Wednesday, May 7, 2008

Avoid guilt trips this travel season

Summer is a-coming in, and for many people, that means a vacation is in the offing. We hear a lot about "green tourism" nowadays, but what does that term really mean?

I recently came across this article on how to avoid greenwashing and make better choices when on the road (or in the air), but the story focuses mainly on the environmental consequences of travel. There is also the social dimension to consider. Particularly when it comes to international travel, the concerns are manifold: Tourism can spur irresponsible land development, hasten the loss of indigenous values, cultures, and species, and encourage prostitution and other forms of exploitation. U.K. charity Tourism Concern does a good job of elucidating the social issues; check out its list of tips here.
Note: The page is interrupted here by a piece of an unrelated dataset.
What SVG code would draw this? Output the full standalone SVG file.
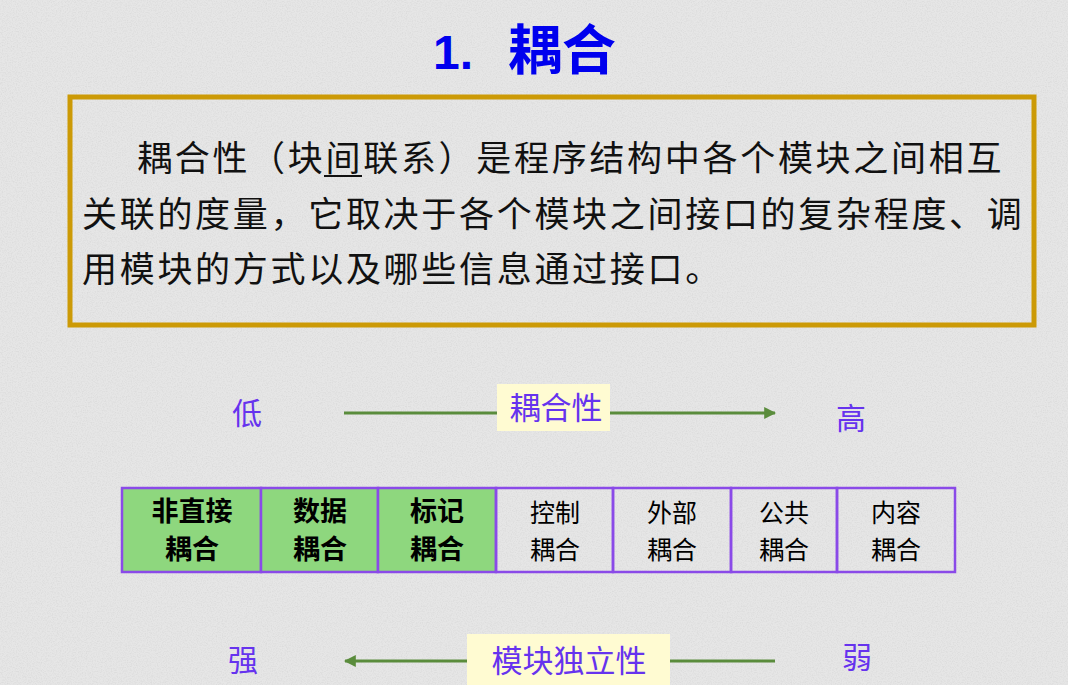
<svg xmlns="http://www.w3.org/2000/svg" width="1068" height="685" viewBox="0 0 1068 685">
<defs>
<filter id="noise" x="0" y="0" width="100%" height="100%">
<feTurbulence type="fractalNoise" baseFrequency="0.8" numOctaves="2" seed="3" result="t"/>
<feColorMatrix in="t" type="matrix" values="0 0 0 0 0.55  0 0 0 0 0.55  0 0 0 0 0.55  0 0 0 -1.5 0.9" result="n"/>
<feComposite in="n" in2="SourceGraphic" operator="in"/>
</filter>
<marker id="ah" viewBox="0 0 10 10" refX="9" refY="5" markerWidth="4" markerHeight="4" orient="auto-start-reverse" markerUnits="strokeWidth">
<path d="M0,0 L10,5 L0,10 z" fill="#5A8C3C"/>
</marker>
<style>
.body{font-family:"Noto Sans CJK SC","Noto Sans CJK TC",sans-serif;font-size:35px;fill:#111;letter-spacing:2.7px}
.end{font-family:"Noto Sans CJK SC",sans-serif;font-size:30px;fill:#6633EE;text-anchor:middle}
.lbl{font-family:"Noto Sans CJK SC",sans-serif;font-size:31px;fill:#6633EE;text-anchor:middle}
.lblbox{fill:#FFFBD2}
.cell{stroke:#8A4AE8;stroke-width:2.5}
.green{fill:#8ED77E}
.clear{fill:none}
.ct{font-family:"Noto Sans CJK SC",sans-serif;font-size:25px;fill:#000;text-anchor:middle}
.b{font-weight:bold;font-size:27px}
.conn{stroke:#5A8C3C;stroke-width:3;fill:none}
</style>
</defs>
<rect width="1068" height="685" fill="#E6E6E6"/>
<rect width="1068" height="685" fill="#E6E6E6" filter="url(#noise)" opacity="0.45"/>

<g id="title">
<text x="433" y="69" font-family="Liberation Sans, sans-serif" font-weight="bold" font-size="48" fill="#0000EE">1.</text>
<text x="508" y="70" font-family="Noto Sans CJK SC, sans-serif" font-weight="bold" font-size="54" fill="#0000EE">耦合</text>
</g>

<g id="definition">
<rect x="70" y="97" width="964" height="228" fill="none" stroke="#CC9A06" stroke-width="5"/>
<text class="body" x="137" y="171">耦合性（块间联系）是程序结构中各个模块之间相互</text>
<line x1="324" y1="176" x2="362" y2="176" stroke="#111" stroke-width="2"/>
<text class="body" x="82" y="227">关联的度量，它取决于各个模块之间接口的复杂程度、调</text>
<text class="body" x="82" y="282">用模块的方式以及哪些信息通过接口。</text>
</g>

<g id="connectors">
<line class="conn" x1="344" y1="413" x2="775" y2="413" marker-end="url(#ah)"/>
<line class="conn" x1="775" y1="661" x2="345" y2="661" marker-end="url(#ah)"/>
</g>

<g id="low"><text class="end" x="247" y="424">低</text></g>
<g id="high"><text class="end" x="851" y="429">高</text></g>
<g id="coupling-label">
<rect class="lblbox" x="497" y="384" width="113" height="47"/>
<text class="lbl" x="556" y="419">耦合性</text>
</g>

<g id="strong"><text class="end" x="243" y="671">强</text></g>
<g id="weak"><text class="end" x="857" y="668">弱</text></g>
<g id="independence-label">
<rect class="lblbox" x="467" y="634" width="203" height="51"/>
<text class="lbl" x="569" y="672">模块独立性</text>
</g>

<g id="c1"><rect class="cell green" x="122" y="488" width="139" height="84"/>
<text class="ct b" x="192" y="521">非直接</text><text class="ct b" x="192" y="559">耦合</text></g>
<g id="c2"><rect class="cell green" x="261" y="488" width="117" height="84"/>
<text class="ct b" x="320" y="521">数据</text><text class="ct b" x="320" y="559">耦合</text></g>
<g id="c3"><rect class="cell green" x="378" y="488" width="118" height="84"/>
<text class="ct b" x="437" y="521">标记</text><text class="ct b" x="437" y="559">耦合</text></g>
<g id="c4"><rect class="cell clear" x="496" y="488" width="117" height="84"/>
<text class="ct" x="555" y="522">控制</text><text class="ct" x="555" y="559">耦合</text></g>
<g id="c5"><rect class="cell clear" x="613" y="488" width="118" height="84"/>
<text class="ct" x="672" y="522">外部</text><text class="ct" x="672" y="559">耦合</text></g>
<g id="c6"><rect class="cell clear" x="731" y="488" width="106" height="84"/>
<text class="ct" x="784" y="522">公共</text><text class="ct" x="784" y="559">耦合</text></g>
<g id="c7"><rect class="cell clear" x="837" y="488" width="118" height="84"/>
<text class="ct" x="896" y="522">内容</text><text class="ct" x="896" y="559">耦合</text></g>
</svg>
One kind of resource for travelers who want to tread lightly on the earth can be found in certification programs that certify accommodations and tour operators as sustainable or green, much in the same way that fair-trade and organic certifications work. But just because a hotel's front desk features a seal with the word "green" or "sustainable" on it doesn't mean you should necessarily trust it. As Michael Conroy points out in his book Branded: How the Certification Revolution Is Transforming Global Corporations, in 2005 approximately 80 programs claimed to certify some aspect of tourism—and some of them required only that the hotel or tour operator pay a fee for the use of the certification logo.

For a cert system to have any weight, it must have publicly available standards and a mechanism for monitoring compliance with those standards. A little research can go a long way toward understanding what you're buying into.

It's a shame that there is no one certification in the travel industry that commands the same credibility and name recognition that fair trade and organic do in the food sector. But there is movement in that direction. In 2000, the Mohonk Conference on Certification of Sustainable Tourism and Ecotourism yielded an agreement among travel-industry stakeholders to create a global organization called the Sustainable Tourism Stewardship Council to accredit tourism-related cert systems.

Rainforest Alliance was charged with taking that effort to the next level, and to that end, it has helped launch the Sustainable Tourism Certification Network of the Americas, a regional group of certification systems that includes such programs as Costa Rica's Certification for Sustainable Tourism, Guatemala's Green Deal, and U.S.-based Green Seal (which focuses on other industries as well as travel). The intention is for the network to evolve into a successful model that can be replicated in other parts of the world. Let's hope that journey is fruitful.